**Exercise brief:** Output the first line of the listing and each line after it, up to and including the line that contains "(0,0) rectangle (568,1144);", exactly as written, minus the pictures.
....................
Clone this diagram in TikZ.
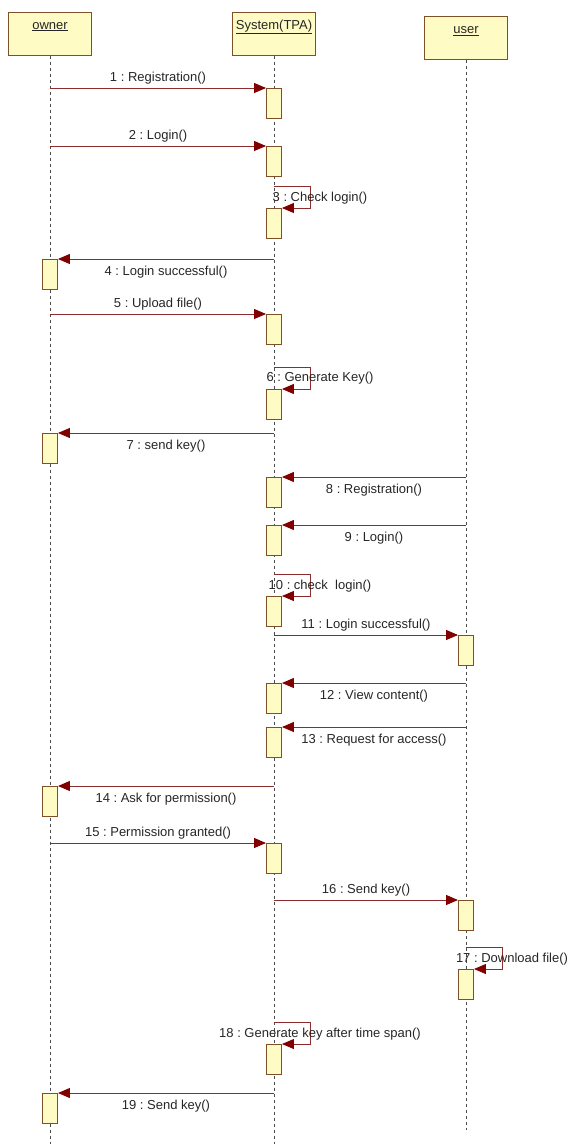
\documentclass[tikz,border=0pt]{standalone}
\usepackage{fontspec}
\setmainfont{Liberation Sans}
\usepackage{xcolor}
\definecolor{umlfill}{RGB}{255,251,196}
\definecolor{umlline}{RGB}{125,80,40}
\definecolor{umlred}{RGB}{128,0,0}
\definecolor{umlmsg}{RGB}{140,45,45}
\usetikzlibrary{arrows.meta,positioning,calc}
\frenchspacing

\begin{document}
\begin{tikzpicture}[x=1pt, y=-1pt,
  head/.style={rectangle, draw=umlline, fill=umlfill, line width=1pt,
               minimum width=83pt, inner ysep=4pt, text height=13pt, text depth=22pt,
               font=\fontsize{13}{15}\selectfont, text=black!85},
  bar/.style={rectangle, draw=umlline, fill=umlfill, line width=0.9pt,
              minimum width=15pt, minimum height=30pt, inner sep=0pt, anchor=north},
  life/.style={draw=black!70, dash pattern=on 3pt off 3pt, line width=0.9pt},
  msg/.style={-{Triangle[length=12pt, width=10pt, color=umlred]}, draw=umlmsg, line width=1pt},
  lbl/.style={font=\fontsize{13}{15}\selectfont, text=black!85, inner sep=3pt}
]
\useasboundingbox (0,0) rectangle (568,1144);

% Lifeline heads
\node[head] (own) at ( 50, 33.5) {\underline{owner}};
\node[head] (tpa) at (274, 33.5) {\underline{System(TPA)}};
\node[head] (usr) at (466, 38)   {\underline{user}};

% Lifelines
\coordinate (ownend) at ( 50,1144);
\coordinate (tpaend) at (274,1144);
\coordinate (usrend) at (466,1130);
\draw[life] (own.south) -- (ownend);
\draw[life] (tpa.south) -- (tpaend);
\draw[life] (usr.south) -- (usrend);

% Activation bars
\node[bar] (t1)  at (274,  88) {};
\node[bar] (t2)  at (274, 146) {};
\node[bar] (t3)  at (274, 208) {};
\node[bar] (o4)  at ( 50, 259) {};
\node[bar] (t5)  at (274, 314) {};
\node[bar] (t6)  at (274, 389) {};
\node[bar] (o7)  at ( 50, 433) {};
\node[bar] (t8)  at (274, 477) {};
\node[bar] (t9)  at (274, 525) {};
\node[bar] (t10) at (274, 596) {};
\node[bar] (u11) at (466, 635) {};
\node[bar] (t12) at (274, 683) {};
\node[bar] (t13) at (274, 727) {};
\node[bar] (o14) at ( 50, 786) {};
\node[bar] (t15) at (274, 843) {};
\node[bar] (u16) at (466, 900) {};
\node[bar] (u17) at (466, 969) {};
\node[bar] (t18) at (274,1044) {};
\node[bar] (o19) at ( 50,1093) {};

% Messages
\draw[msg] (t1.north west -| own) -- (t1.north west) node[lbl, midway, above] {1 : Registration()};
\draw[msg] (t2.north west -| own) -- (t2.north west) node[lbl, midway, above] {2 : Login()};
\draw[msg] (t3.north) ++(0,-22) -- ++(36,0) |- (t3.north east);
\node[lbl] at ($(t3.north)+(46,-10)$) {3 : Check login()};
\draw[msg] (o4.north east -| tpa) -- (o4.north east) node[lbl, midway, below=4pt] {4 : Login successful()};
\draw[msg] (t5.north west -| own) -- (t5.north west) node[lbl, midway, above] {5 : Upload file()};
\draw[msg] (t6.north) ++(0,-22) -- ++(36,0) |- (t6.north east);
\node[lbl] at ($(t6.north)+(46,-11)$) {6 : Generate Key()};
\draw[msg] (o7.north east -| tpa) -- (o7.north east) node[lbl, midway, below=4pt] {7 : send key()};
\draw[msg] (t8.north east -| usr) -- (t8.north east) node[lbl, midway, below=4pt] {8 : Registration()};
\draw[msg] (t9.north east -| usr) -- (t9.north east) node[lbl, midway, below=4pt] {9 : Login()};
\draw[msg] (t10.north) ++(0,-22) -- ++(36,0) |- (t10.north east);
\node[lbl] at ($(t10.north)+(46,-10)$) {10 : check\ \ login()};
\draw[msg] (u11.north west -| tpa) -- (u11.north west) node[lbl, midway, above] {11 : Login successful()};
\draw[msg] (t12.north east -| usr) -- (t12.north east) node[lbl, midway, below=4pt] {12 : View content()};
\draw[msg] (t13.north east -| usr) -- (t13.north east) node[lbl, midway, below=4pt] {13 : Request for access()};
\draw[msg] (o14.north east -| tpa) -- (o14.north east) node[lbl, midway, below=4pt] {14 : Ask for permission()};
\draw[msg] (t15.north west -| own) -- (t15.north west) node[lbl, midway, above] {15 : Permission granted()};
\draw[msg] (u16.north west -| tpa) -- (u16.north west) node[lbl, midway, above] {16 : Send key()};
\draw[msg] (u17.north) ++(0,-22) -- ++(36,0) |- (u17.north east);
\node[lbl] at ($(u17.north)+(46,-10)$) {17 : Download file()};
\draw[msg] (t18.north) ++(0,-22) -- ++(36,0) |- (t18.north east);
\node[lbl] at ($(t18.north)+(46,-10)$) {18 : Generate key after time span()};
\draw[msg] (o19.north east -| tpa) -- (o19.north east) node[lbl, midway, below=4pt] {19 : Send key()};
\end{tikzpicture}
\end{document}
....................
**Full response:**
Clone this diagram in TikZ.
\documentclass[tikz,border=0pt]{standalone}
\usepackage{fontspec}
\setmainfont{Liberation Sans}
\usepackage{xcolor}
\definecolor{umlfill}{RGB}{255,251,196}
\definecolor{umlline}{RGB}{125,80,40}
\definecolor{umlred}{RGB}{128,0,0}
\definecolor{umlmsg}{RGB}{140,45,45}
\usetikzlibrary{arrows.meta,positioning,calc}
\frenchspacing

\begin{document}
\begin{tikzpicture}[x=1pt, y=-1pt,
  head/.style={rectangle, draw=umlline, fill=umlfill, line width=1pt,
               minimum width=83pt, inner ysep=4pt, text height=13pt, text depth=22pt,
               font=\fontsize{13}{15}\selectfont, text=black!85},
  bar/.style={rectangle, draw=umlline, fill=umlfill, line width=0.9pt,
              minimum width=15pt, minimum height=30pt, inner sep=0pt, anchor=north},
  life/.style={draw=black!70, dash pattern=on 3pt off 3pt, line width=0.9pt},
  msg/.style={-{Triangle[length=12pt, width=10pt, color=umlred]}, draw=umlmsg, line width=1pt},
  lbl/.style={font=\fontsize{13}{15}\selectfont, text=black!85, inner sep=3pt}
]
\useasboundingbox (0,0) rectangle (568,1144);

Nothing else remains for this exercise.